> OBJECTIVE:
Take the listing from its first line through the line that contains "var qoqGrowth = [-0.19, -0.11, 0.14];" and please retype those lines exactly, leaving out the pictures.

> DATA LINES:

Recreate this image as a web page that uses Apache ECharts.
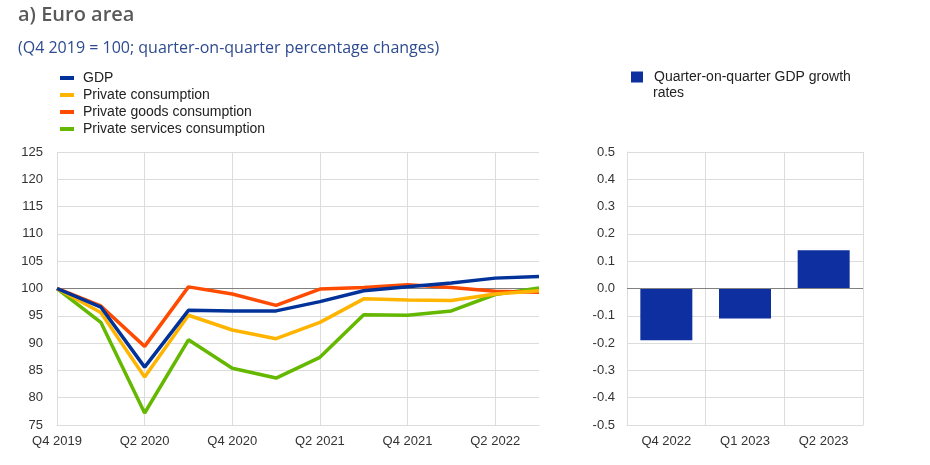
<!DOCTYPE html>
<html>
<head>
<meta charset="utf-8">
<script src="https://cdn.jsdelivr.net/npm/echarts@6/dist/echarts.min.js"></script>
<style>
html,body{margin:0;padding:0;background:#fff;}
#chart{width:930px;height:465px;}
</style>
</head>
<body>
<div id="chart"></div>
<script>
var quarters = ["Q4 2019","Q1 2020","Q2 2020","Q3 2020","Q4 2020","Q1 2021","Q2 2021","Q3 2021","Q4 2021","Q1 2022","Q2 2022","Q3 2022"];
var gdp = [100, 96.6, 85.6, 96.0, 95.9, 95.9, 97.6, 99.6, 100.3, 101.0, 101.9, 102.2];
var privateConsumption = [100, 95.6, 83.8, 95.1, 92.4, 90.8, 93.8, 98.1, 97.9, 97.8, 99.0, 99.6];
var goodsConsumption = [100, 96.8, 89.4, 100.3, 99.0, 96.9, 99.9, 100.2, 100.7, 100.2, 99.5, 99.3];
var servicesConsumption = [100, 93.8, 77.2, 90.6, 85.4, 83.6, 87.4, 95.2, 95.1, 95.9, 98.9, 100.1];
var barQuarters = ["Q4 2022","Q1 2023","Q2 2023"];
var qoqGrowth = [-0.19, -0.11, 0.14];

var seriesNames = ["GDP","Private consumption","Private goods consumption","Private services consumption"];
var barName = "Quarter-on-quarter GDP growth rates";
var colors = ["#003299","#ffb400","#ff4b00","#65b800"];
var lineData = [gdp, privateConsumption, goodsConsumption, servicesConsumption];

var chart = echarts.init(document.getElementById('chart'), null, {renderer:'canvas'});
var gridColor = '#dcdcdc';
var fontFam = 'Liberation Sans, Arial, sans-serif';
var labelStyle = {color:'#333', fontFamily:fontFam, fontSize:13};

var series = lineData.map(function(d, i){
  var s = {
    name: seriesNames[i], type:'line', xAxisIndex:0, yAxisIndex:0,
    data: d, symbol:'none', smooth:false,
    lineStyle:{color:colors[i], width:3.5}, itemStyle:{color:colors[i]},
    z: 10 - i
  };
  if (i === 0) {
    s.markLine = {silent:true, symbol:'none', label:{show:false},
      lineStyle:{color:'#808080', width:1, type:'solid'}, data:[{yAxis:100}], z:1};
  }
  return s;
});
series.push({
  name: barName, type:'bar', xAxisIndex:1, yAxisIndex:1, data: qoqGrowth,
  barWidth: 52, itemStyle:{color:'#0d2fa0'},
  markLine:{silent:true, symbol:'none', label:{show:false},
    lineStyle:{color:'#808080', width:1, type:'solid'}, data:[{yAxis:0}]}
});

chart.setOption({
  animation:false,
  title:[
    {text:'a) Euro area', left:13, top:0,
     textStyle:{fontFamily:'Open Sans, sans-serif', fontWeight:600, fontSize:20, color:'#595959'}},
    {text:'(Q4 2019 = 100; quarter-on-quarter percentage changes)', left:13, top:35,
     textStyle:{fontFamily:'Open Sans, sans-serif', fontWeight:'normal', fontSize:16, color:'#2e4b8f'}}
  ],
  graphic:[
    {type:'text', left:653, top:86, style:{text:'rates', fill:'#222', font:'14px Liberation Sans, Arial, sans-serif'}}
  ],
  legend:[
    {data:seriesNames, orient:'vertical', left:55, top:66, itemWidth:14, itemHeight:4, itemGap:3,
     icon:'rect', selectedMode:false,
     textStyle:{color:'#222', fontFamily:fontFam, fontSize:14, padding:[0,0,0,4]}},
    {data:[barName], left:626, top:65, itemWidth:12, itemHeight:11, icon:'rect', selectedMode:false,
     formatter:function(){return 'Quarter-on-quarter GDP growth';},
     textStyle:{color:'#222', fontFamily:fontFam, fontSize:14, padding:[0,0,0,6]}}
  ],
  grid:[
    {left:57, top:152, width:482, height:273, containLabel:false, outerBoundsMode:'none'},
    {left:627, top:152, width:236, height:273, containLabel:false, outerBoundsMode:'none'}
  ],
  xAxis:[
    {type:'category', gridIndex:0, data:quarters, boundaryGap:false,
     axisLine:{show:true, lineStyle:{color:gridColor}}, axisTick:{show:false},
     axisLabel:Object.assign({interval:1, margin:10}, labelStyle),
     splitLine:{show:true, interval:1, lineStyle:{color:gridColor}}},
    {type:'category', gridIndex:1, data:barQuarters, boundaryGap:true,
     axisLine:{show:true, onZero:false, lineStyle:{color:gridColor}}, axisTick:{show:false},
     axisLabel:Object.assign({interval:0, margin:10}, labelStyle),
     splitLine:{show:true, lineStyle:{color:gridColor}}}
  ],
  yAxis:[
    {type:'value', gridIndex:0, min:75, max:125, interval:5,
     axisLine:{show:false}, axisTick:{show:false},
     axisLabel:Object.assign({margin:14}, labelStyle),
     splitLine:{show:true, lineStyle:{color:gridColor}}},
    {type:'value', gridIndex:1, min:-0.5, max:0.5, interval:0.1,
     axisLine:{show:true, lineStyle:{color:gridColor}}, axisTick:{show:false},
     axisLabel:Object.assign({margin:12, formatter:function(v){return v.toFixed(1);}}, labelStyle),
     splitLine:{show:true, lineStyle:{color:gridColor}}}
  ],
  series:series
});
</script>
</body>
</html>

> RESULT OF THE TASK:
Recreate this image as a web page that uses Apache ECharts.
<!DOCTYPE html>
<html>
<head>
<meta charset="utf-8">
<script src="https://cdn.jsdelivr.net/npm/echarts@6/dist/echarts.min.js"></script>
<style>
html,body{margin:0;padding:0;background:#fff;}
#chart{width:930px;height:465px;}
</style>
</head>
<body>
<div id="chart"></div>
<script>
var quarters = ["Q4 2019","Q1 2020","Q2 2020","Q3 2020","Q4 2020","Q1 2021","Q2 2021","Q3 2021","Q4 2021","Q1 2022","Q2 2022","Q3 2022"];
var gdp = [100, 96.6, 85.6, 96.0, 95.9, 95.9, 97.6, 99.6, 100.3, 101.0, 101.9, 102.2];
var privateConsumption = [100, 95.6, 83.8, 95.1, 92.4, 90.8, 93.8, 98.1, 97.9, 97.8, 99.0, 99.6];
var goodsConsumption = [100, 96.8, 89.4, 100.3, 99.0, 96.9, 99.9, 100.2, 100.7, 100.2, 99.5, 99.3];
var servicesConsumption = [100, 93.8, 77.2, 90.6, 85.4, 83.6, 87.4, 95.2, 95.1, 95.9, 98.9, 100.1];
var barQuarters = ["Q4 2022","Q1 2023","Q2 2023"];
var qoqGrowth = [-0.19, -0.11, 0.14];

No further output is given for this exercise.